Lord Lavington died at Government House, Antigua, on 3 Aug. 1807, being then the senior member of the order of the Bath. He was interred on his mother's estate of Carlisle. The tomb was still visible in 1844, but the garden was overgrown with weeds, and the walls were falling into ruins. An elaborate monument of marble was erected to his memory by the legislature of Antigua, in St. John's Church in that island. As his widow was left all but destitute, a compassionate allowance of 300l. a year was voted to her by the assembly, for her life. Her married life appears to have been unhappy, and Sheridan once found her in tears, ‘which she placed, with more adroitness than truth, to the account of her monkey, who had just died.’ He thereupon exclaimed:

Alas! poor Ned,
My monkey's dead;
I had rather by half
It had been Sir Ralph.

Payne's speeches are in the ‘Debates’ of Sir Henry Cavendish, i. 133, 368–70, 372, and many letters from him are among the Rosslyn MSS., two being printed in Lord Campbell's ‘Lives of the Lord Chancellors,’ vi. 161–2, 359.

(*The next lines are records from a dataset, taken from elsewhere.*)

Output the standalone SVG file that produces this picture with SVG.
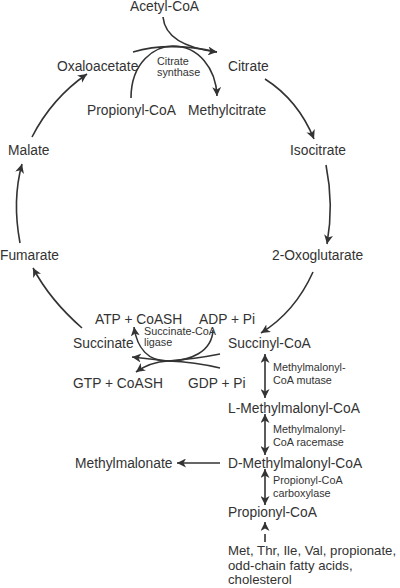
<svg xmlns="http://www.w3.org/2000/svg" width="400" height="588" viewBox="0 0 400 588">
<style>
text{font-family:"Liberation Sans",Arial,sans-serif;fill:#333}
.m{font-size:13.8px}
.s{font-size:10.8px}
.src{font-size:13.2px}
.c{fill:none;stroke:#333;stroke-width:1.6}
.a{marker-end:url(#ah)}
.d{marker-start:url(#ah);marker-end:url(#ah)}
</style>
<defs>
<marker id="ah" markerUnits="userSpaceOnUse" markerWidth="10" markerHeight="9" refX="9" refY="4.5" orient="auto-start-reverse">
<path d="M0,0 L9,4.5 L0,9 L2.5,4.5 z" fill="#333"/>
</marker>
</defs>
<rect width="400" height="588" fill="#fff"/>
<g id="connectors">
<path class="c a" d="M163 17 C165 38 185 48 217 52"/>
<path class="c" d="M133 52 C160 44 190 46 217 52"/>
<path class="c a" d="M131 98 C131 62 155 46 173 46 C198 46 216 68 217 96"/>
<path class="c a" d="M265 79 Q298 100 314 139"/>
<path class="c a" d="M326 165 Q334 205 327 244"/>
<path class="c a" d="M313 272 Q295 312 261 333"/>
<path class="c a" d="M82 328 Q50 300 33 268"/>
<path class="c a" d="M20 243 Q12 200 22 164"/>
<path class="c a" d="M32 137 Q52 98 87 74"/>
<path class="c a" d="M213 330 C212 352 190 361 168 361 C148 361 137 348 134 327"/>
<path class="c" d="M220 354 Q195 359 168 361"/>
<path class="c" d="M220 368 Q195 362 168 361"/>
<path class="c a" d="M168 361 Q150 359 132 357"/>
<path class="c a" d="M168 361 Q150 362 136 372"/>
<path class="c d" d="M265 354 L265 398"/>
<path class="c d" d="M265 414 L265 455"/>
<path class="c d" d="M265 469 L265 505"/>
<path class="c a" d="M265 542 L265 522" stroke-dasharray="8,6"/>
<path class="c a" d="M220 463 L177 463"/>
</g>
<g id="acetylcoa"><text class="m" x="130" y="11">Acetyl-CoA</text></g>
<g id="oxaloacetate"><text class="m" x="57" y="71">Oxaloacetate</text></g>
<g id="citrate"><text class="m" x="228" y="71">Citrate</text></g>
<g id="citrate-synthase"><text class="s" x="157" y="65">Citrate</text><text class="s" x="157" y="76">synthase</text></g>
<g id="propionylcoa-top"><text class="m" x="87" y="115">Propionyl-CoA</text></g>
<g id="methylcitrate"><text class="m" x="188" y="115">Methylcitrate</text></g>
<g id="malate"><text class="m" x="8" y="155">Malate</text></g>
<g id="isocitrate"><text class="m" x="290" y="155">Isocitrate</text></g>
<g id="fumarate"><text class="m" x="0" y="260">Fumarate</text></g>
<g id="oxoglutarate"><text class="m" x="272" y="260">2-Oxoglutarate</text></g>
<g id="atp"><text class="m" x="95" y="324">ATP + CoASH</text></g>
<g id="adp"><text class="m" x="199" y="324">ADP + Pi</text></g>
<g id="ligase"><text class="s" x="144" y="335">Succinate-CoA</text><text class="s" x="144" y="346">ligase</text></g>
<g id="succinate"><text class="m" x="73" y="348">Succinate</text></g>
<g id="succinylcoa"><text class="m" x="228" y="348">Succinyl-CoA</text></g>
<g id="gtp"><text class="m" x="73" y="388">GTP + CoASH</text></g>
<g id="gdp"><text class="m" x="188" y="388">GDP + Pi</text></g>
<g id="mutase"><text class="s" x="273" y="371">Methylmalonyl-</text><text class="s" x="273" y="384">CoA mutase</text></g>
<g id="l-mmcoa"><text class="m" x="228" y="413">L-Methylmalonyl-CoA</text></g>
<g id="racemase"><text class="s" x="273" y="433">Methylmalonyl-</text><text class="s" x="273" y="446">CoA racemase</text></g>
<g id="methylmalonate"><text class="m" x="75" y="468">Methylmalonate</text></g>
<g id="d-mmcoa"><text class="m" x="228" y="468">D-Methylmalonyl-CoA</text></g>
<g id="pcc"><text class="s" x="273" y="484">Propionyl-CoA</text><text class="s" x="273" y="497">carboxylase</text></g>
<g id="propionylcoa"><text class="m" x="228" y="517">Propionyl-CoA</text></g>
<g id="sources"><text class="src" x="228" y="555">Met, Thr, Ile, Val, propionate,</text><text class="src" x="228" y="570">odd-chain fatty acids,</text><text class="src" x="228" y="584">cholesterol</text></g>
</svg>
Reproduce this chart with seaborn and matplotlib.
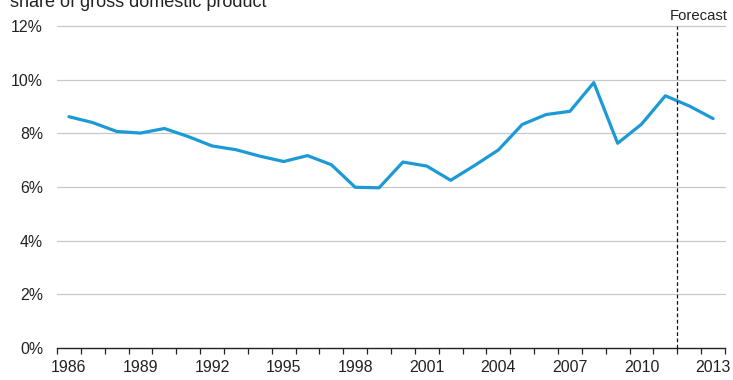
import matplotlib
matplotlib.use("Agg")
import matplotlib.pyplot as plt
from matplotlib.ticker import FixedLocator, FuncFormatter
import seaborn as sns
import pandas as pd

years = list(range(1986, 2014))
share = [8.62, 8.40, 8.07, 8.01, 8.18, 7.88, 7.53, 7.39, 7.15, 6.95,
         7.17, 6.83, 5.99, 5.97, 6.93, 6.78, 6.25, 6.80, 7.38, 8.33,
         8.70, 8.82, 9.89, 7.63, 8.34, 9.40, 9.02, 8.55]
year_labels = [1986, 1989, 1992, 1995, 1998, 2001, 2004, 2007, 2010, 2013]
y_ticks = [0, 2, 4, 6, 8, 10, 12]
forecast_start = 2011.5

df = pd.DataFrame({"year": years, "share": share})

sns.set_theme(style="white")
plt.rcParams["font.family"] = ["Liberation Sans", "DejaVu Sans"]

W, H = 733, 380
fig = plt.figure(figsize=(W / 100, H / 100), dpi=100)
ax = fig.add_axes([57 / W, 1 - 348 / H, (725 - 57) / W, (348 - 26) / H])

for v in y_ticks[1:]:
    ax.axhline(v, color="#c8c8c8", lw=0.9, zorder=0, clip_on=False)

sns.lineplot(data=df, x="year", y="share", ax=ax, color="#1b9ad6",
             lw=2.3, zorder=3)

ax.plot([forecast_start, forecast_start], [0, 12], color="#111111", lw=0.9,
        ls=(0, (3, 2)), zorder=4)

ax.set_xlim(1985.5, 2013.5)
ax.set_ylim(0, 12)

for side in ["top", "right", "left"]:
    ax.spines[side].set_visible(False)
ax.spines["bottom"].set_color("#222222")
ax.spines["bottom"].set_linewidth(1.0)

ax.xaxis.set_major_locator(FixedLocator(year_labels))
ax.xaxis.set_minor_locator(FixedLocator([y + 0.5 for y in range(1985, 2014)]))
ax.tick_params(axis="x", which="major", length=0, pad=8.5, labelsize=11.4,
               labelcolor="#222222")
ax.tick_params(axis="x", which="minor", length=4, width=0.9, color="#222222",
               direction="out")
ax.xaxis.set_ticks_position("bottom")

ax.set_yticks(y_ticks)
ax.yaxis.set_major_formatter(FuncFormatter(lambda v, p: f"{int(v)}%"))
ax.tick_params(axis="y", length=0, pad=10, labelsize=11.4, labelcolor="#222222")

ax.set_xlabel("")
ax.set_ylabel("")
ax.grid(False)

fig.text(10 / W, 1 - 7 / H, "share of gross domestic product",
         fontsize=13, color="#222222", ha="left", va="baseline")
fig.text(728 / W, 1 - 20.5 / H, "Forecast", fontsize=10.7,
         color="#222222", ha="right", va="baseline")

fig.savefig("out.png", dpi=100)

[Burke's Extinct Peerage; Gent. Mag. 1763 p. 97, 1776 p. 94, 1807 pt. ii. pp. 889, 974; Jesse's Selwyn, ii. 166; Corresp. of George III and Lord North, i. 56, ii. 75; Oldfield's Parl. Hist. iii. 207; Courtney's Parl. Rep. of Cornwall, pp. 108–9, 351; Malmesbury's Diaries and Corresp. iv. 385; Campbell's Chancellors, vi. 229, 686; Wraxall's Memoirs, ed. Wheatley, iii. 410–11; Corresp. of Right Hon. J. Beresford, i. 239; Antigua and the Antiguans, i. 113–14, 131–7, 226–7, ii. 346–7; Walpole's George III, ed. Le Merchant, iii. 321–2, 359.]

W. P. C.

PAYNE, ROBERT (fl. 1589), writer on agriculture, was born apparently in Nottinghamshire. He subsequently described himself of Poynes-End, co. Cork. He was presumably the author of ‘Rob. Payn his Hillman's Table, which sheweth how to make Ponds to continue water in high and drie grounde, of what nature soeuer. Also the Vale-man's Table, shewing how to draine moores, and all other wette grounds, and to lay them drie for euer. Also how to measure any roufe ground, wood or water, that you cannot come into,’ &c., 1583 (Ames, Typogr. Antiq. iii. 1662). In consequence of the exceptional inducements offered by government to Englishmen to settle in Munster after the suppression of the rebellion of Gerald Fitzgerald, fifteenth earl of Desmond [q. v.], Payne and twenty-five of his neighbours proposed to remove thither. But Englishmen were chary of risking their lives and fortunes in Ireland, and it was accordingly thought advisable to send Payne over to report on the situation. The result was: ‘A Briefe Description of Ireland: Made in this Yeere 1589, by Robert Payne.